The fees were included in the EB-5 Reform and Integrity Act of 2022 and took effect this week, the U.S. Citizenship and Immigration Services (USCIS) said in an announcement, and will be used to finance the EB-5 Integrity Fund.

“We may use fees collected for the EB-5 Integrity Fund to detect and investigate fraud and other immigration crimes,” the USCIS said.

EB-5 visas grease the administrative skids for residency applicants with the resources to invest in job-creating projects in the United States.

The new fee was set at $20,000 for regional centers with more than 20 investors, and $10,000 for centers with 20 or fewer investors.

“Per the new EB-5 law, we must terminate the designation of any regional center that does not pay the fee within 90 days of the due date,” USCIS said.

Regional centers will actually have to pay the fee twice in 2023: payment for FY 2023 is due by April 1 with the FY 2024 payment due to the U.S. Treasury in October. Future years will also be payable when they begin in October.

Some immigration analysts raised concerns that the new fees could weigh down some regional centers and possibly force them out of the system.

“Whatever the money is used for, it will come from the regional centers, not U.S. taxpayers, and it will come from adding to the many other fees the centers must pay, all of which may discourage interest in the program,” David North, a Fellow of the Center for Immigration Studies, wrote in a March 2 blog. “How many centers are there left in the program after all the new rules, regulations, and fees are in effect?”

The EB-5 program has been extremely popular with higher-income visa applicants, particularly doctors and other professionals from China and India, as a means of emigrating with their families to the United States. The program was approved by Congress in 1990 and launched in 1992 to encourage overseas investment in the United States; the requirements require a minimum investment of $1,050,000, although the ante for projects in specified rural and low-income areas is only $800,000. The USCIS said qualifying investments can include real estate, hotels, and housing developments.

Approximately 10,000 EB-5 visas are issued each year with at least 3,000 reserved for applications based on investments made through a regional center.

The program offers an opportunity for wealthy applicants to bypass the long waits for a green card that most other immigrants endure and allow applicants to remain in their home country while the paperwork is processed.

But regional centers have complained of overly long processing periods after fees from investors have already been paid by the visa applicants.

The system also has opened the door to often-tangled financial shenanigans on the part of some regional center operators. An ongoing case in Chicago federal court involves a group of Chinese investors who claim they were victimized by such middlemen in the construction of a $50 million residential tower on the upscale Lake Michigan shoreline.

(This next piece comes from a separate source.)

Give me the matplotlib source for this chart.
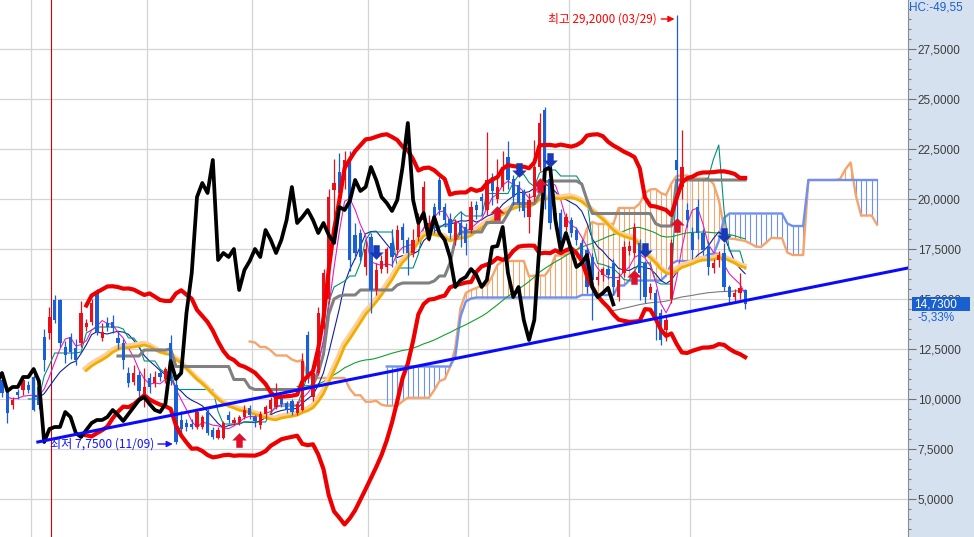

According to USCIS, the U.S. Department of Homeland Security will use the EB-5 Integrity Fund to: conduct investigations based outside of the United States, including monitoring and investigating program-related events and promotional activities and ensuring that a noncitizen’s investment funds came from a lawful source and through lawful means; detect and investigate fraud or other crimes; determine whether regional centers, new commercial enterprises, job-creating entities, and immigrant investors comply with U.S. immigration laws; and conduct audits and site visits.